▸ RECORDS SHOWN
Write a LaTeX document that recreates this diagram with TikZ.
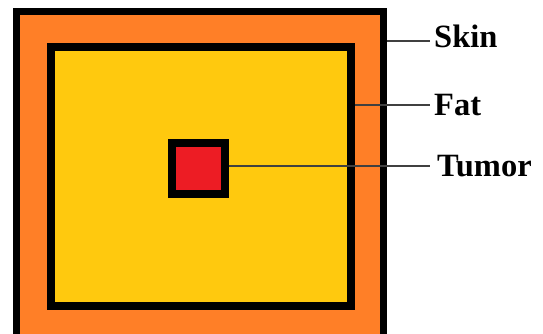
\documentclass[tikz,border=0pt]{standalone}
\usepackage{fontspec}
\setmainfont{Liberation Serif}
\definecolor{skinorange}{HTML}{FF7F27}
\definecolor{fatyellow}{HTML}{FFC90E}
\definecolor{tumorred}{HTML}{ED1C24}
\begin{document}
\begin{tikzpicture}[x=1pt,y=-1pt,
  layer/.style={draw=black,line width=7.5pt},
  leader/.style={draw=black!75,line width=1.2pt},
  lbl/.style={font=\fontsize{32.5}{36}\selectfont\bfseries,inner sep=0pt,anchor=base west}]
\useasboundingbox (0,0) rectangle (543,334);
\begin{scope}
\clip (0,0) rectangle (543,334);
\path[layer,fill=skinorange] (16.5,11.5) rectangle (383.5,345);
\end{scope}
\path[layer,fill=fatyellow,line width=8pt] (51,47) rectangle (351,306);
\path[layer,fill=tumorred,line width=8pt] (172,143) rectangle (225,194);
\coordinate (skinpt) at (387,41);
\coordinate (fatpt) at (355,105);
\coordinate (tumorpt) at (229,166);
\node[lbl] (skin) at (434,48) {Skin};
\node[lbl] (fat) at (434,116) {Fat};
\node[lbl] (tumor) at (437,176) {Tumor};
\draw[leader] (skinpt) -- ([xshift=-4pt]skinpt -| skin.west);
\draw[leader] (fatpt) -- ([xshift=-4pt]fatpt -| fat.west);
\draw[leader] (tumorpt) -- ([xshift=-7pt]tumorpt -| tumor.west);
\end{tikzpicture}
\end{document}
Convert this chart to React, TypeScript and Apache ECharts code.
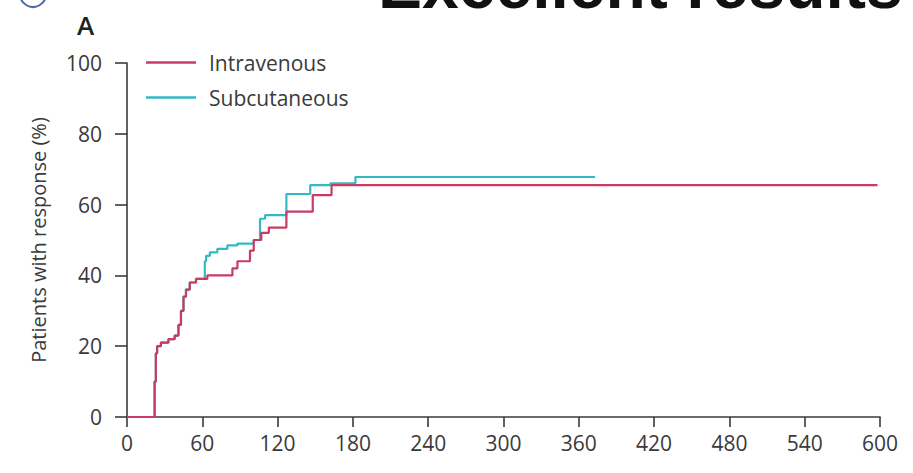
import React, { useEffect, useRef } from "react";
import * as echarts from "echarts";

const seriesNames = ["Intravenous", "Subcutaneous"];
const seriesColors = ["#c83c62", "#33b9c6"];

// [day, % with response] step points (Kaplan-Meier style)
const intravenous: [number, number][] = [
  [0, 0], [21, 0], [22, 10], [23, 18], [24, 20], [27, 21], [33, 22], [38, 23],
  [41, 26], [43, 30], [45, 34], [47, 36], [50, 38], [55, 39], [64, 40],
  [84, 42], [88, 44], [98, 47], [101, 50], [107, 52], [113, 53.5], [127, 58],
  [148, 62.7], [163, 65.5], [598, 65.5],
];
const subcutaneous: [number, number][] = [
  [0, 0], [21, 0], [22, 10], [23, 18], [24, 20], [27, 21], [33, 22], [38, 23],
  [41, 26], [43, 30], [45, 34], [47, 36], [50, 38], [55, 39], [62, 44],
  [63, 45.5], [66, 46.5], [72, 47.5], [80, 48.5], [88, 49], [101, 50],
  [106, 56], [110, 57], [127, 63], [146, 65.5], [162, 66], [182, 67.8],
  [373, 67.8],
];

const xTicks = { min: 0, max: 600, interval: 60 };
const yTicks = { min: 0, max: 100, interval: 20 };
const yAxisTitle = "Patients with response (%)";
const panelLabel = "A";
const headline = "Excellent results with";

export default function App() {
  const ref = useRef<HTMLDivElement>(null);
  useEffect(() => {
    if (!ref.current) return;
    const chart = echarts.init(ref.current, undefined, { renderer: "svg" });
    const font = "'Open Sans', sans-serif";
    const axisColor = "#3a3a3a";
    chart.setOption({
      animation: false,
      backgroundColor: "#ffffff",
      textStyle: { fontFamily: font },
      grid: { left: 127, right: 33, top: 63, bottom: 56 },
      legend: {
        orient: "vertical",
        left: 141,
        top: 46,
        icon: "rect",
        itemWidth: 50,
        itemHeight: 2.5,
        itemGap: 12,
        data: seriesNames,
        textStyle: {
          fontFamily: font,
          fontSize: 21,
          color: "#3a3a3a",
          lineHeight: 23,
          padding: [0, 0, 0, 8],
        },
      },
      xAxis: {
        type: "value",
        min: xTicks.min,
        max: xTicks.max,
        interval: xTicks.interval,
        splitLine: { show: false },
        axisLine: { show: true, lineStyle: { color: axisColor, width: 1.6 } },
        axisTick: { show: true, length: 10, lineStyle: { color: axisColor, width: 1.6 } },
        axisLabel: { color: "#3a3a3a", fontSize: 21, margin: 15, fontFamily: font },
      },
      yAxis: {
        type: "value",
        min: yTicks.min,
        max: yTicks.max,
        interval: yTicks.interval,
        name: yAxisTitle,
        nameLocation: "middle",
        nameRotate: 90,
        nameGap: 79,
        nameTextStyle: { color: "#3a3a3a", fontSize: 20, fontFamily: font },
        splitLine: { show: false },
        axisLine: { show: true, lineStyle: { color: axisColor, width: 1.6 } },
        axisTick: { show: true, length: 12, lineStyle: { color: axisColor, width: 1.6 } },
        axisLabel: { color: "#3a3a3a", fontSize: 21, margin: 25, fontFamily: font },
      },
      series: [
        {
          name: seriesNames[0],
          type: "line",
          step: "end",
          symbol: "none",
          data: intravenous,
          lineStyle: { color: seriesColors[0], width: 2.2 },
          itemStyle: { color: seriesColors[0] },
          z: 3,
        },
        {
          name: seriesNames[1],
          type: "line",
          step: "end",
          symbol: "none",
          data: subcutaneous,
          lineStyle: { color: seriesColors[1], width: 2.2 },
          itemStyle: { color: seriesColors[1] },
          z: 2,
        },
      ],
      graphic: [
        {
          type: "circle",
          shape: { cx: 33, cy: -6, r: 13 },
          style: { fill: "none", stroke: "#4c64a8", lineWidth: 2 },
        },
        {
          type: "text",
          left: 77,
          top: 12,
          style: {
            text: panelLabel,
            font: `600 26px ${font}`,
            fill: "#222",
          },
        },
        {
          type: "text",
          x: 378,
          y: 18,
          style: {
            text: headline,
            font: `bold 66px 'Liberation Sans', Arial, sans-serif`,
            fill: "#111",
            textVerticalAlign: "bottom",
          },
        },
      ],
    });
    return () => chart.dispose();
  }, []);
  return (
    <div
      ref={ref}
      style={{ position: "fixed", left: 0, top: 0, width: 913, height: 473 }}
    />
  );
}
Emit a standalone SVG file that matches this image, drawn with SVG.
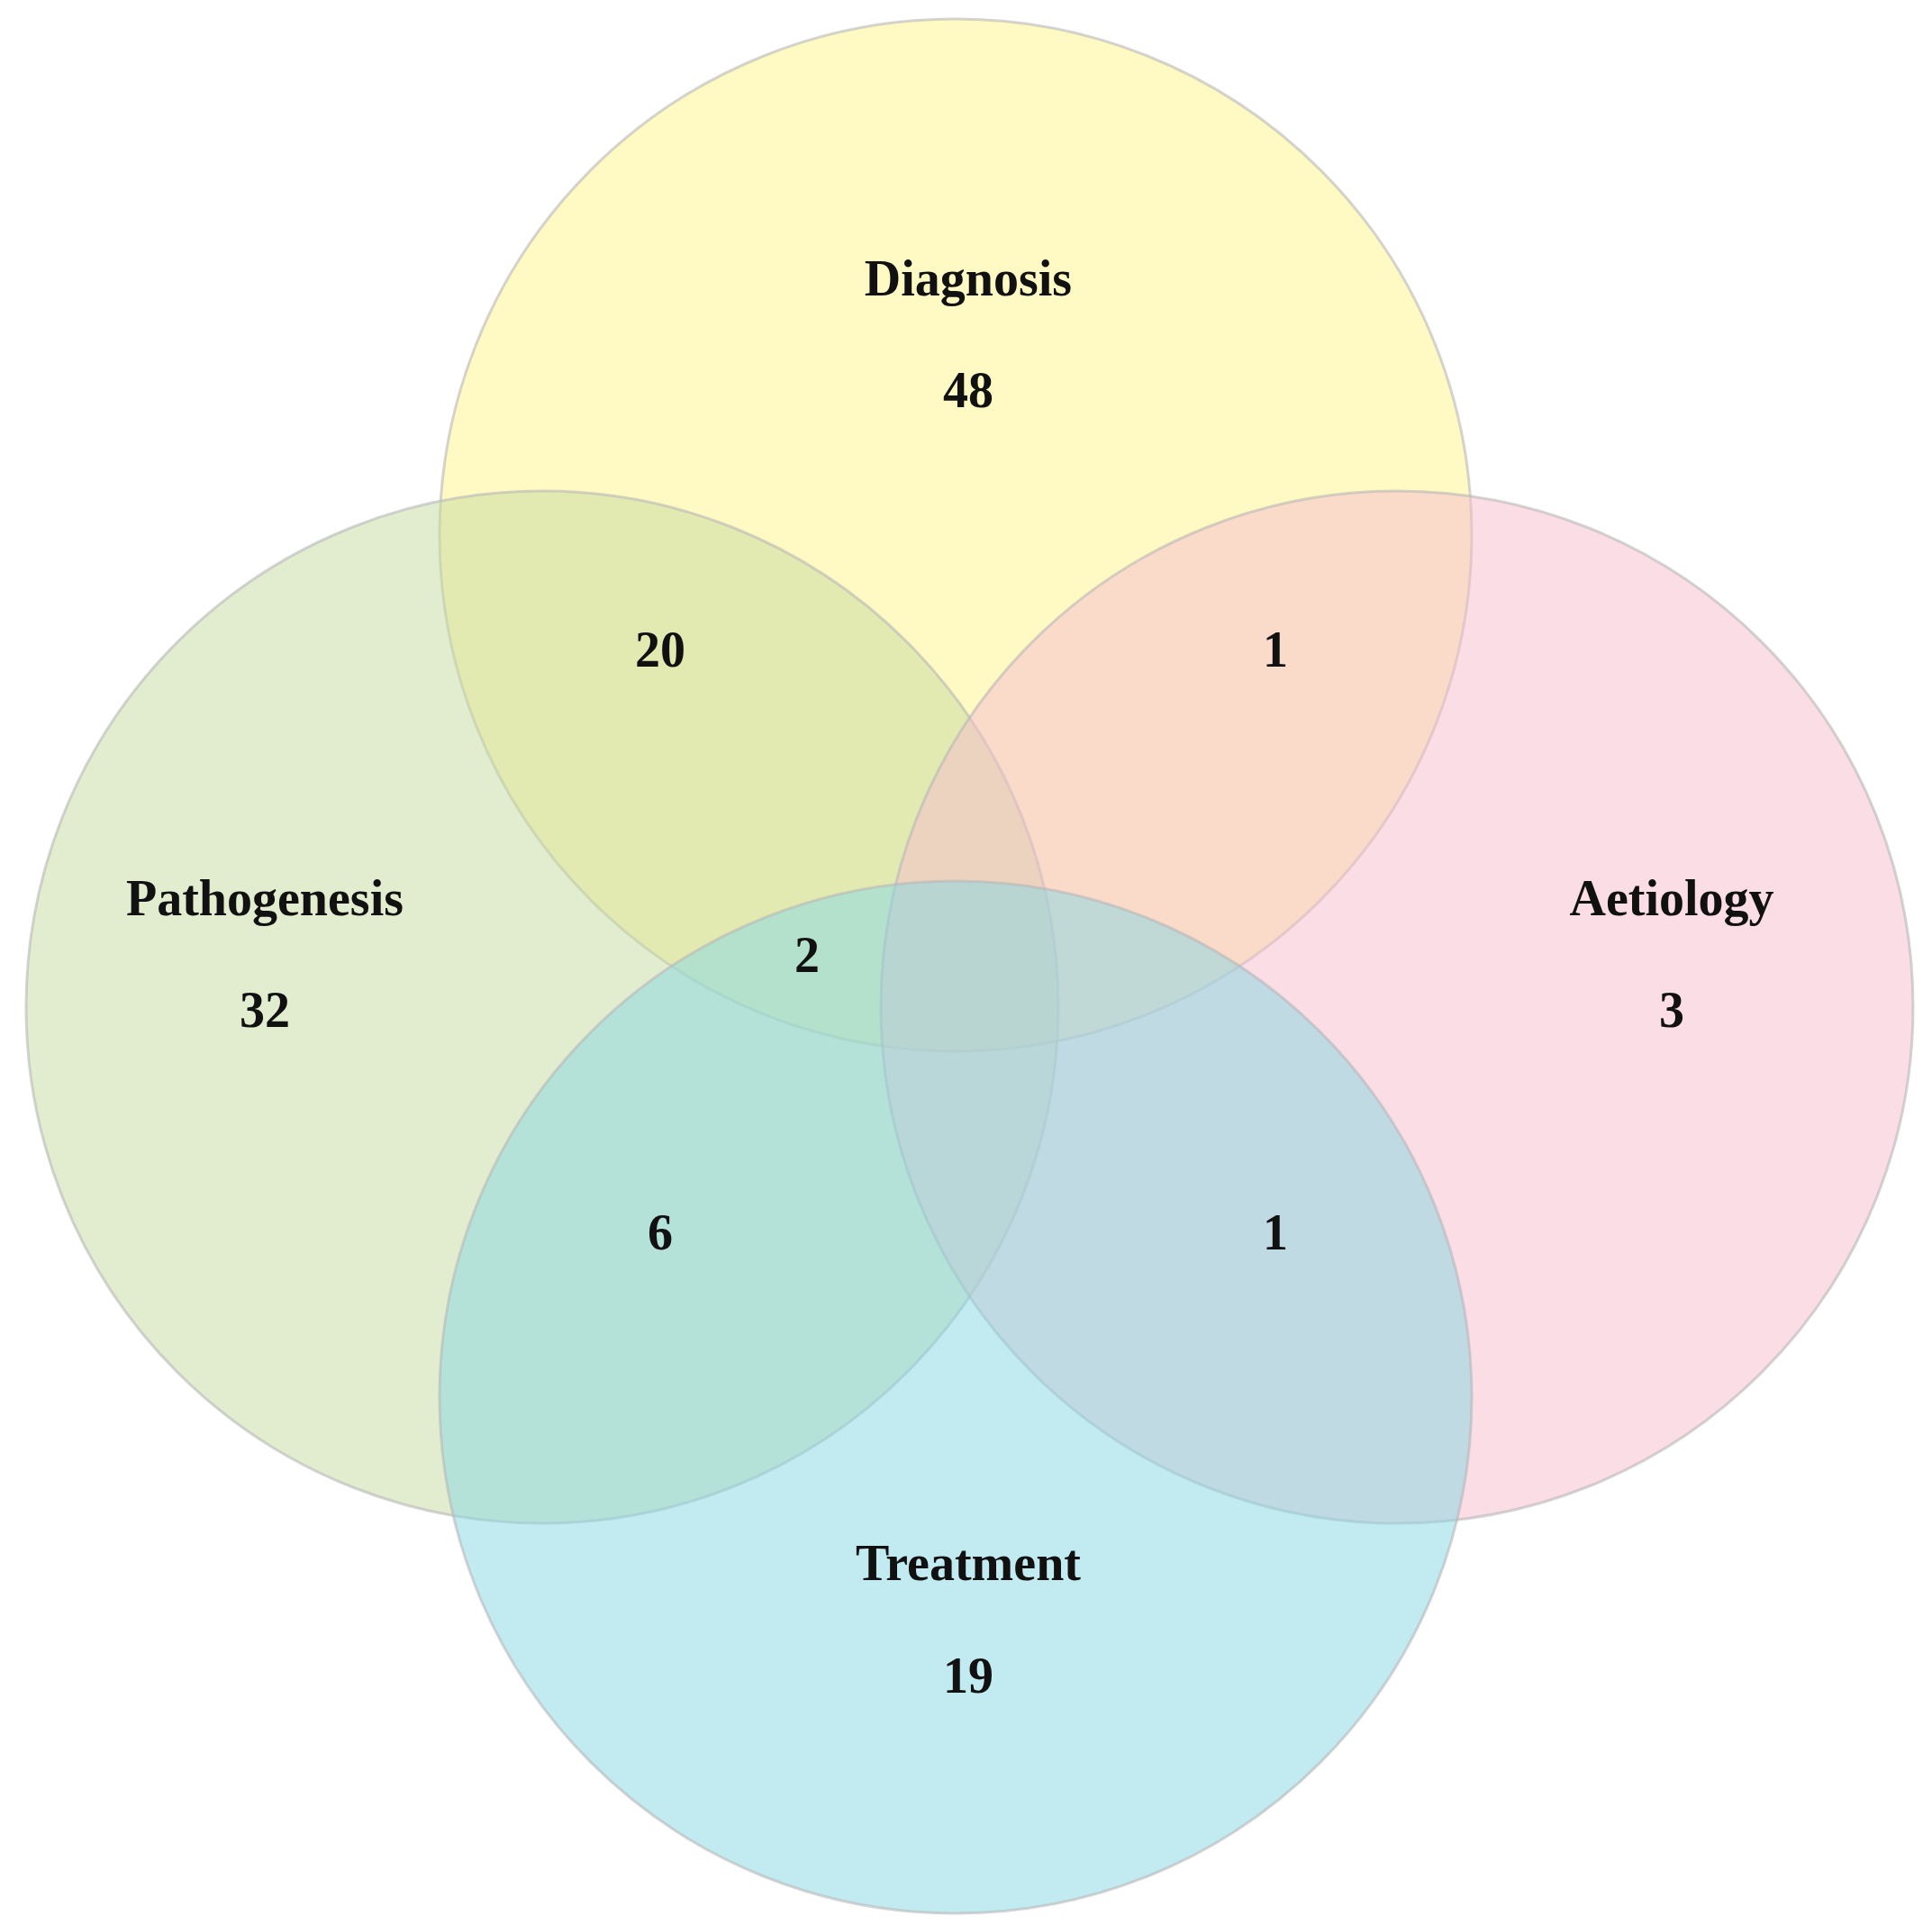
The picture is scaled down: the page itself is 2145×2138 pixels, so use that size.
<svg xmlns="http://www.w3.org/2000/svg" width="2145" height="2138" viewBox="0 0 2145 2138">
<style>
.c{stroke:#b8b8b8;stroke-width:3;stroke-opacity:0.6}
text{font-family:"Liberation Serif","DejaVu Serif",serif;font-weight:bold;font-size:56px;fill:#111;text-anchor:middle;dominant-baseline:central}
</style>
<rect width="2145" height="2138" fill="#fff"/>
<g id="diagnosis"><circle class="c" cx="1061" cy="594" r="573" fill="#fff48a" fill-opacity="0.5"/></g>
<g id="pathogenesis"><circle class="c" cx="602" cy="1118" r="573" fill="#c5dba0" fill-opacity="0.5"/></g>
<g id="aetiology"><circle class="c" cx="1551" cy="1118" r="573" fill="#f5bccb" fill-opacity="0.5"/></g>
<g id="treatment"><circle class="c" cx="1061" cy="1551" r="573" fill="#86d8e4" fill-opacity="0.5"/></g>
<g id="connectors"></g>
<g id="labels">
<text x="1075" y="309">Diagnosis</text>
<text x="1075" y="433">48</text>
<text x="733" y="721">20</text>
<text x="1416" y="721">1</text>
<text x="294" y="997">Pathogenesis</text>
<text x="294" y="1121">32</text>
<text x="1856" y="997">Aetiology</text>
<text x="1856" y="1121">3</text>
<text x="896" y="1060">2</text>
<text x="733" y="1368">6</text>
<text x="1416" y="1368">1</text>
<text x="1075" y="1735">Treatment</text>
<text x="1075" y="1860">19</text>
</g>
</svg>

▸ WRITTEN INSTRUCTION
Would you return the data exactly as written, without the pictures?

▸ EXPECTED ANSWER
Write a LaTeX document that recreates this diagram with TikZ.
\documentclass[tikz,border=0pt]{standalone}
\usepackage{fontspec}
\setmainfont{Liberation Serif}
\definecolor{skinorange}{HTML}{FF7F27}
\definecolor{fatyellow}{HTML}{FFC90E}
\definecolor{tumorred}{HTML}{ED1C24}
\begin{document}
\begin{tikzpicture}[x=1pt,y=-1pt,
  layer/.style={draw=black,line width=7.5pt},
  leader/.style={draw=black!75,line width=1.2pt},
  lbl/.style={font=\fontsize{32.5}{36}\selectfont\bfseries,inner sep=0pt,anchor=base west}]
\useasboundingbox (0,0) rectangle (543,334);
\begin{scope}
\clip (0,0) rectangle (543,334);
\path[layer,fill=skinorange] (16.5,11.5) rectangle (383.5,345);
\end{scope}
\path[layer,fill=fatyellow,line width=8pt] (51,47) rectangle (351,306);
\path[layer,fill=tumorred,line width=8pt] (172,143) rectangle (225,194);
\coordinate (skinpt) at (387,41);
\coordinate (fatpt) at (355,105);
\coordinate (tumorpt) at (229,166);
\node[lbl] (skin) at (434,48) {Skin};
\node[lbl] (fat) at (434,116) {Fat};
\node[lbl] (tumor) at (437,176) {Tumor};
\draw[leader] (skinpt) -- ([xshift=-4pt]skinpt -| skin.west);
\draw[leader] (fatpt) -- ([xshift=-4pt]fatpt -| fat.west);
\draw[leader] (tumorpt) -- ([xshift=-7pt]tumorpt -| tumor.west);
\end{tikzpicture}
\end{document}
Convert this chart to React, TypeScript and Apache ECharts code.
import React, { useEffect, useRef } from "react";
import * as echarts from "echarts";

const seriesNames = ["Intravenous", "Subcutaneous"];
const seriesColors = ["#c83c62", "#33b9c6"];

// [day, % with response] step points (Kaplan-Meier style)
const intravenous: [number, number][] = [
  [0, 0], [21, 0], [22, 10], [23, 18], [24, 20], [27, 21], [33, 22], [38, 23],
  [41, 26], [43, 30], [45, 34], [47, 36], [50, 38], [55, 39], [64, 40],
  [84, 42], [88, 44], [98, 47], [101, 50], [107, 52], [113, 53.5], [127, 58],
  [148, 62.7], [163, 65.5], [598, 65.5],
];
const subcutaneous: [number, number][] = [
  [0, 0], [21, 0], [22, 10], [23, 18], [24, 20], [27, 21], [33, 22], [38, 23],
  [41, 26], [43, 30], [45, 34], [47, 36], [50, 38], [55, 39], [62, 44],
  [63, 45.5], [66, 46.5], [72, 47.5], [80, 48.5], [88, 49], [101, 50],
  [106, 56], [110, 57], [127, 63], [146, 65.5], [162, 66], [182, 67.8],
  [373, 67.8],
];

const xTicks = { min: 0, max: 600, interval: 60 };
const yTicks = { min: 0, max: 100, interval: 20 };
const yAxisTitle = "Patients with response (%)";
const panelLabel = "A";
const headline = "Excellent results with";

export default function App() {
  const ref = useRef<HTMLDivElement>(null);
  useEffect(() => {
    if (!ref.current) return;
    const chart = echarts.init(ref.current, undefined, { renderer: "svg" });
    const font = "'Open Sans', sans-serif";
    const axisColor = "#3a3a3a";
    chart.setOption({
      animation: false,
      backgroundColor: "#ffffff",
      textStyle: { fontFamily: font },
      grid: { left: 127, right: 33, top: 63, bottom: 56 },
      legend: {
        orient: "vertical",
        left: 141,
        top: 46,
        icon: "rect",
        itemWidth: 50,
        itemHeight: 2.5,
        itemGap: 12,
        data: seriesNames,
        textStyle: {
          fontFamily: font,
          fontSize: 21,
          color: "#3a3a3a",
          lineHeight: 23,
          padding: [0, 0, 0, 8],
        },
      },
      xAxis: {
        type: "value",
        min: xTicks.min,
        max: xTicks.max,
        interval: xTicks.interval,
        splitLine: { show: false },
        axisLine: { show: true, lineStyle: { color: axisColor, width: 1.6 } },
        axisTick: { show: true, length: 10, lineStyle: { color: axisColor, width: 1.6 } },
        axisLabel: { color: "#3a3a3a", fontSize: 21, margin: 15, fontFamily: font },
      },
      yAxis: {
        type: "value",
        min: yTicks.min,
        max: yTicks.max,
        interval: yTicks.interval,
        name: yAxisTitle,
        nameLocation: "middle",
        nameRotate: 90,
        nameGap: 79,
        nameTextStyle: { color: "#3a3a3a", fontSize: 20, fontFamily: font },
        splitLine: { show: false },
        axisLine: { show: true, lineStyle: { color: axisColor, width: 1.6 } },
        axisTick: { show: true, length: 12, lineStyle: { color: axisColor, width: 1.6 } },
        axisLabel: { color: "#3a3a3a", fontSize: 21, margin: 25, fontFamily: font },
      },
      series: [
        {
          name: seriesNames[0],
          type: "line",
          step: "end",
          symbol: "none",
          data: intravenous,
          lineStyle: { color: seriesColors[0], width: 2.2 },
          itemStyle: { color: seriesColors[0] },
          z: 3,
        },
        {
          name: seriesNames[1],
          type: "line",
          step: "end",
          symbol: "none",
          data: subcutaneous,
          lineStyle: { color: seriesColors[1], width: 2.2 },
          itemStyle: { color: seriesColors[1] },
          z: 2,
        },
      ],
      graphic: [
        {
          type: "circle",
          shape: { cx: 33, cy: -6, r: 13 },
          style: { fill: "none", stroke: "#4c64a8", lineWidth: 2 },
        },
        {
          type: "text",
          left: 77,
          top: 12,
          style: {
            text: panelLabel,
            font: `600 26px ${font}`,
            fill: "#222",
          },
        },
        {
          type: "text",
          x: 378,
          y: 18,
          style: {
            text: headline,
            font: `bold 66px 'Liberation Sans', Arial, sans-serif`,
            fill: "#111",
            textVerticalAlign: "bottom",
          },
        },
      ],
    });
    return () => chart.dispose();
  }, []);
  return (
    <div
      ref={ref}
      style={{ position: "fixed", left: 0, top: 0, width: 913, height: 473 }}
    />
  );
}
Emit a standalone SVG file that matches this image, drawn with SVG.
The picture is scaled down: the page itself is 2145×2138 pixels, so use that size.
<svg xmlns="http://www.w3.org/2000/svg" width="2145" height="2138" viewBox="0 0 2145 2138">
<style>
.c{stroke:#b8b8b8;stroke-width:3;stroke-opacity:0.6}
text{font-family:"Liberation Serif","DejaVu Serif",serif;font-weight:bold;font-size:56px;fill:#111;text-anchor:middle;dominant-baseline:central}
</style>
<rect width="2145" height="2138" fill="#fff"/>
<g id="diagnosis"><circle class="c" cx="1061" cy="594" r="573" fill="#fff48a" fill-opacity="0.5"/></g>
<g id="pathogenesis"><circle class="c" cx="602" cy="1118" r="573" fill="#c5dba0" fill-opacity="0.5"/></g>
<g id="aetiology"><circle class="c" cx="1551" cy="1118" r="573" fill="#f5bccb" fill-opacity="0.5"/></g>
<g id="treatment"><circle class="c" cx="1061" cy="1551" r="573" fill="#86d8e4" fill-opacity="0.5"/></g>
<g id="connectors"></g>
<g id="labels">
<text x="1075" y="309">Diagnosis</text>
<text x="1075" y="433">48</text>
<text x="733" y="721">20</text>
<text x="1416" y="721">1</text>
<text x="294" y="997">Pathogenesis</text>
<text x="294" y="1121">32</text>
<text x="1856" y="997">Aetiology</text>
<text x="1856" y="1121">3</text>
<text x="896" y="1060">2</text>
<text x="733" y="1368">6</text>
<text x="1416" y="1368">1</text>
<text x="1075" y="1735">Treatment</text>
<text x="1075" y="1860">19</text>
</g>
</svg>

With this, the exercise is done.